Skip to content

font encoding issue

3 messages · Denis Chabot, Martin Maechler, Simon Urbanek

#
Hi,

I like to comment my programs, and often I do so in French.
But accented vowels in a R editor window get screwed up in the R 
console, so that

# exemple ˆ suivre

becomes

 > # exemple à suivre

(other french accents become just as ugly).

I suppose this is a font encoding error. Can it be fixed, or is there 
something in R itself which prevents it from even displaying such 
characters?


Sincerely,

Denis Chabot
#
Denis> Hi, I like to comment my programs, and often I do so
    Denis> in French.  But accented vowels in a R editor window
    Denis> get screwed up in the R console, so that

    Denis> # exemple ? suivre

    Denis> becomes

    >> # exemple ?? suivre

(and this has been changed again by passing through the mail systems)

    Denis> (other french accents become just as ugly).

    Denis> I suppose this is a font encoding error. Can it be
    Denis> fixed, or is there something in R itself which
    Denis> prevents it from even displaying such characters?

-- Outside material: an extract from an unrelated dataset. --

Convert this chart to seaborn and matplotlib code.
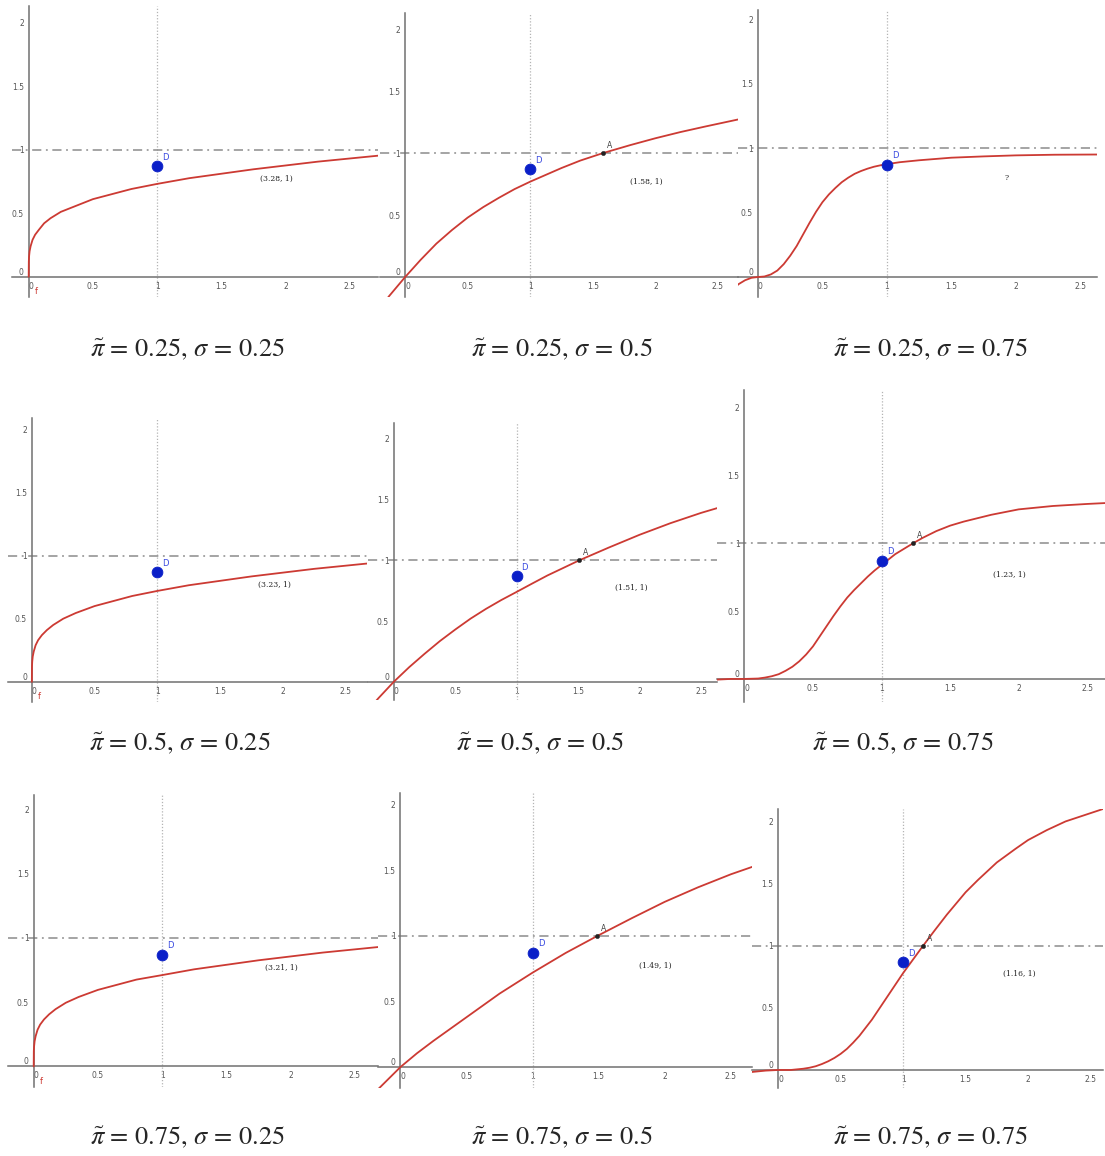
import matplotlib
matplotlib.use("Agg")
import matplotlib.pyplot as plt
import pandas as pd
import seaborn as sns

sns.set_style("white")

# parameter values of the 3x3 grid
pi_values = [0.25, 0.5, 0.75]
sigma_values = [0.25, 0.5, 0.75]

# point D, same in every panel
d_x = 1.0
d_y = 0.87

# x where the curve meets y = 1 (point A), None where not shown
a_x = [[None, 1.58, None],
       [None, 1.51, 1.23],
       [None, 1.49, 1.16]]
cross_labels = [["(3.28, 1)", "(1.58, 1)", "?"],
                ["(3.23, 1)", "(1.51, 1)", "(1.23, 1)"],
                ["(3.21, 1)", "(1.49, 1)", "(1.16, 1)"]]

# curves, sigma = 0.25
x_s25 = [0, 0.001, 0.003, 0.007, 0.015, 0.03, 0.05, 0.08, 0.12, 0.17, 0.25, 0.35, 0.5,
         0.65, 0.8, 1, 1.25, 1.5, 1.75, 2, 2.25, 2.5, 2.75]
y_p25_s25 = [0, 0.12, 0.16, 0.20, 0.24, 0.29, 0.33, 0.37, 0.42, 0.46, 0.51, 0.55, 0.61,
             0.65, 0.69, 0.73, 0.775, 0.81, 0.845, 0.875, 0.905, 0.93, 0.955]
y_p50_s25 = [0, 0.12, 0.16, 0.20, 0.24, 0.29, 0.33, 0.37, 0.41, 0.45, 0.50, 0.545, 0.60,
             0.64, 0.68, 0.72, 0.765, 0.80, 0.835, 0.865, 0.895, 0.92, 0.945]
y_p75_s25 = [0, 0.12, 0.155, 0.195, 0.235, 0.285, 0.325, 0.365, 0.405, 0.445, 0.495, 0.54, 0.595,
             0.635, 0.675, 0.71, 0.755, 0.79, 0.825, 0.855, 0.885, 0.91, 0.935]

# sigma = 0.5
x_p25_s50 = [-0.25, -0.125, 0, 0.125, 0.25, 0.375, 0.5, 0.625, 0.75, 0.875, 1, 1.125,
             1.25, 1.4, 1.58, 1.8, 2, 2.2, 2.4, 2.7]
y_p25_s50 = [-0.31, -0.15, 0, 0.14, 0.27, 0.38, 0.48, 0.565, 0.64, 0.71, 0.77, 0.825,
             0.88, 0.94, 1.0, 1.065, 1.12, 1.17, 1.215, 1.28]
x_p50_s50 = [-0.25, -0.125, 0, 0.125, 0.25, 0.375, 0.5, 0.625, 0.75, 0.875, 1, 1.125,
             1.25, 1.375, 1.51, 1.75, 2, 2.25, 2.5, 2.7]
y_p50_s50 = [-0.28, -0.135, 0, 0.12, 0.23, 0.335, 0.43, 0.52, 0.6, 0.673, 0.74, 0.808,
             0.875, 0.935, 1.0, 1.105, 1.21, 1.305, 1.39, 1.45]
x_p75_s50 = [-0.25, -0.125, 0, 0.125, 0.25, 0.375, 0.5, 0.625, 0.75, 0.875, 1, 1.125,
             1.25, 1.37, 1.49, 1.75, 2, 2.25, 2.5, 2.7]
y_p75_s50 = [-0.25, -0.125, 0, 0.105, 0.2, 0.29, 0.38, 0.47, 0.56, 0.64, 0.72, 0.795,
             0.87, 0.935, 1.0, 1.135, 1.26, 1.37, 1.47, 1.54]

# sigma = 0.75
x_p25_s75 = [-0.2, -0.15, -0.1, -0.05, 0, 0.05, 0.1, 0.15, 0.2, 0.25, 0.3, 0.35, 0.4, 0.45,
             0.5, 0.55, 0.6, 0.65, 0.7, 0.75, 0.8, 0.85, 0.9, 0.95, 1.0, 1.1, 1.25, 1.5,
             1.75, 2.0, 2.3, 2.7]
y_p25_s75 = [-0.1, -0.055, -0.025, -0.006, 0, 0.004, 0.02, 0.05, 0.10, 0.165, 0.24, 0.33,
             0.42, 0.505, 0.58, 0.64, 0.69, 0.735, 0.77, 0.8, 0.822, 0.84, 0.855, 0.866,
             0.875, 0.89, 0.905, 0.925, 0.935, 0.943, 0.948, 0.95]
x_p50_s75 = [-0.2, -0.1, 0, 0.1, 0.15, 0.2, 0.25, 0.3, 0.35, 0.4, 0.45, 0.5, 0.55, 0.6,
             0.65, 0.7, 0.75, 0.8, 0.85, 0.9, 0.95, 1.0, 1.1, 1.23, 1.3, 1.4, 1.5, 1.6,
             1.8, 2.0, 2.25, 2.5, 2.7]
y_p50_s75 = [-0.005, 0, 0, 0.003, 0.01, 0.02, 0.035, 0.06, 0.09, 0.13, 0.18, 0.24, 0.315,
             0.39, 0.465, 0.535, 0.60, 0.655, 0.705, 0.755, 0.80, 0.84, 0.92, 1.0, 1.04,
             1.09, 1.13, 1.16, 1.21, 1.25, 1.275, 1.29, 1.30]
x_p75_s75 = [-0.25, -0.1, 0, 0.1, 0.2, 0.25, 0.3, 0.35, 0.4, 0.45, 0.5, 0.55, 0.6, 0.65,
             0.7, 0.75, 0.8, 0.85, 0.9, 0.95, 1.0, 1.08, 1.16, 1.25, 1.35, 1.5, 1.6, 1.75,
             1.9, 2.0, 2.15, 2.3, 2.45, 2.6]
y_p75_s75 = [-0.02, -0.005, 0, 0, 0.01, 0.018, 0.03, 0.048, 0.07, 0.097, 0.13, 0.17, 0.22,
             0.275, 0.34, 0.405, 0.48, 0.555, 0.63, 0.705, 0.78, 0.89, 1.0, 1.12, 1.25,
             1.43, 1.53, 1.67, 1.78, 1.85, 1.93, 2.0, 2.05, 2.1]

curves = [[(x_s25, y_p25_s25), (x_p25_s50, y_p25_s50), (x_p25_s75, y_p25_s75)],
          [(x_s25, y_p50_s25), (x_p50_s50, y_p50_s50), (x_p50_s75, y_p50_s75)],
          [(x_s25, y_p75_s25), (x_p75_s50, y_p75_s50), (x_p75_s75, y_p75_s75)]]

# layout: panel box in pixels (left, top, right, bottom) and data limits
W, H = 1105, 1156
boxes = [[(12, 6, 378, 297), (380, 13, 738, 297), (738, 10, 1097, 297)],
         [(8, 418, 367, 702), (368, 423, 717, 700), (717, 390, 1105, 702)],
         [(8, 795, 378, 1087), (378, 793, 752, 1088), (752, 809, 1103, 1088)]]
xlims = [[(-0.13, 2.72), (-0.2, 2.66), (-0.155, 2.63)],
         [(-0.19, 2.67), (-0.21, 2.63), (-0.2, 2.63)],
         [(-0.2, 2.68), (-0.17, 2.66), (-0.21, 2.6)]]
ylims = [[(-0.16, 2.13), (-0.16, 2.13), (-0.155, 2.07)],
         [(-0.16, 2.09), (-0.15, 2.13), (-0.17, 2.13)],
         [(-0.16, 2.11), (-0.16, 2.09), (-0.145, 2.1)]]
caption_pos = [[(187, 350), (562, 350), (930, 350)],
               [(180, 744), (540, 744), (903, 744)],
               [(187, 1138), (562, 1138), (930, 1138)]]

RED = "#cc3a33"
AXIS = "#707070"

fig = plt.figure(figsize=(W / 100, H / 100), dpi=100)

for r in range(3):
    for c in range(3):
        left, top, right, bottom = boxes[r][c]
        ax = fig.add_axes([left / W, 1 - bottom / H, (right - left) / W, (bottom - top) / H])
        ax.set_facecolor("none")
        ax.set_xlim(*xlims[r][c])
        ax.set_ylim(*ylims[r][c])

        # geogebra style axes through the origin
        for side in ["top", "right"]:
            ax.spines[side].set_visible(False)
        for side in ["left", "bottom"]:
            ax.spines[side].set_position(("data", 0))
            ax.spines[side].set_color(AXIS)
            ax.spines[side].set_linewidth(1.1)
        ax.set_xticks([0, 0.5, 1, 1.5, 2, 2.5])
        ax.set_yticks([0, 0.5, 1, 1.5, 2])
        ax.set_xticklabels(["0", "0.5", "1", "1.5", "2", "2.5"])
        ax.set_yticklabels(["0", "0.5", "1", "1.5", "2"])
        ax.tick_params(direction="inout", length=3, width=0.6, colors=AXIS,
                       labelsize=5.5, labelcolor="#555555", pad=2)
        ax.get_xticklabels()[0].set_ha("left")
        ax.get_yticklabels()[0].set_va("bottom")

        ax.axvline(1, color="#b4b4b4", lw=0.9, ls=(0, (1, 1.5)), zorder=1)
        ax.axhline(1, color="#8c8c8c", lw=1.1, ls=(0, (6, 3, 1.2, 3)), zorder=1)

        cx, cy = curves[r][c]
        df = pd.DataFrame({"x": cx, "y": cy})
        sns.lineplot(data=df, x="x", y="y", ax=ax, color=RED, lw=1.3,
                     estimator=None, sort=False, zorder=3)

        sns.scatterplot(x=[d_x], y=[d_y], ax=ax, color="#0a1fc8", s=60,
                        edgecolor="#0a1fc8", zorder=5)
        ax.text(d_x + 0.04, d_y + 0.05, "D", color="#3a4ae0", fontsize=6, zorder=6)

        if a_x[r][c] is not None:
            sns.scatterplot(x=[a_x[r][c]], y=[1], ax=ax, color="#222222", s=10,
                            edgecolor="#222222", zorder=5)
            ax.text(a_x[r][c] + 0.03, 1.04, "A", color="#444444", fontsize=5.5, zorder=6)

        if c == 0:
            ax.text(0.05, -0.12, "f", color=RED, fontsize=6, va="center")

        ax.text(1.93, 0.77, cross_labels[r][c], fontsize=5.5, family="DejaVu Serif",
                color="#222222", ha="center", va="center")

        ax.set_xlabel("")
        ax.set_ylabel("")

        px, py = caption_pos[r][c]
        cap = f"$\\tilde{{\\pi}}$ = {pi_values[r]}, $\\sigma$ = {sigma_values[c]}"
        fig.text(px / W, 1 - py / H, cap, fontsize=19, family="STIXGeneral",
                 math_fontfamily="stix", ha="center", va="center")

fig.savefig("out.png", dpi=100)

No, it's not "R itself", since this works in quite a few other
circumstances in other R consoles: You should be able to use
accents even in strings and plot them, see 
 > example(text)
in R, and even in R object names :

E.g. (in a Linux console):

 > Z?ri <- "exemple ? suivre" # ? suivre
 > Z?ri
 [1] "exemple ? suivre"
 >

---------
However it is -- as you write -- an encoding issue,
and probably also depending quite a bit on your so
called "Locale" settings.  To learn more, e.g., see in R

 > apropos("locale")
 [1] "Sys.getlocale"  "Sys.localeconv" "Sys.setlocale"
       
and now, e.g.,
 > ?Sys.getlocale

Here (where I mainly work with Redhat Enterprise Linux) I've
explicitly turned off the Unicode locale (UTF-8 to be specific)
and reverted to "C" (or "POSIX"), by at least setting  'LANG=C'
or 'LANG=POSIX' instead of something like 'LANG=en_US.UTF-8'.

Look at what
  > Sys.getenv("LANG")
tells you, and consider
  > Sys.putenv(LANG = "C")


Martin Maechler, ETH Zurich
#
On Nov 23, 2004, at 9:17 PM, Denis Chabot wrote:

            
It's a bug and a feature of the R GUI ;).
Internally, R GUI uses UTF-8 encoding for text handing, including the 
editor. The idea was to have a localized GUI with support for any 
language and UTF-8 is the natively supported format in Cocoa. To make 
the mess even bigger, there was a bug in the GUI that converted the 
UTF-8 to vanilla C string at one point, thus resulting in the wrong 
behavior you spotted.

Now I have fixed that latter bug, such that your comments should appear 
undistorted now:

 > # exemple ? suivre

If this is all you need, get tonight's nightly build.
However, using UTF-8 in strings in R is not that easy. Even if all you 
want is to retain the UTF-8 contents (i.e. tell R to not worry about 
the encoding and just print back what it gets), the actual problem is 
that R escapes certain characters, regardless of the locale:

 > Sys.getlocale()
[1] "en_US.UTF-8/en_US.UTF-8/C/C/en_US.UTF-8/C"
 > "M?ll"
[1] "M\303\274ll"

This means that the don't-worry-concept doesn't work. The latest info 
on encodings and UTF-8 I could find was for 1.8.1, but I suspect that 
nothing changed since: basically R has no UTF-8 support and there will 
be none unless someone with enough time, energy and skill will take up 
the task.

The bottom line is that I'll try to fix the GUI in a sense that it will 
use the locale-specific encoding in its internal representation and for 
all communication with R. The drawback will be that users on systems 
with different locales won't be able to use each other's files 
transparently. Still, this should fix things for users of more simple 
encodings (such as Latin1), but for more general support of UTF-8 or 
other multi-character encodings we will have to wait until there is a 
global solution in R.

Cheers,
Simon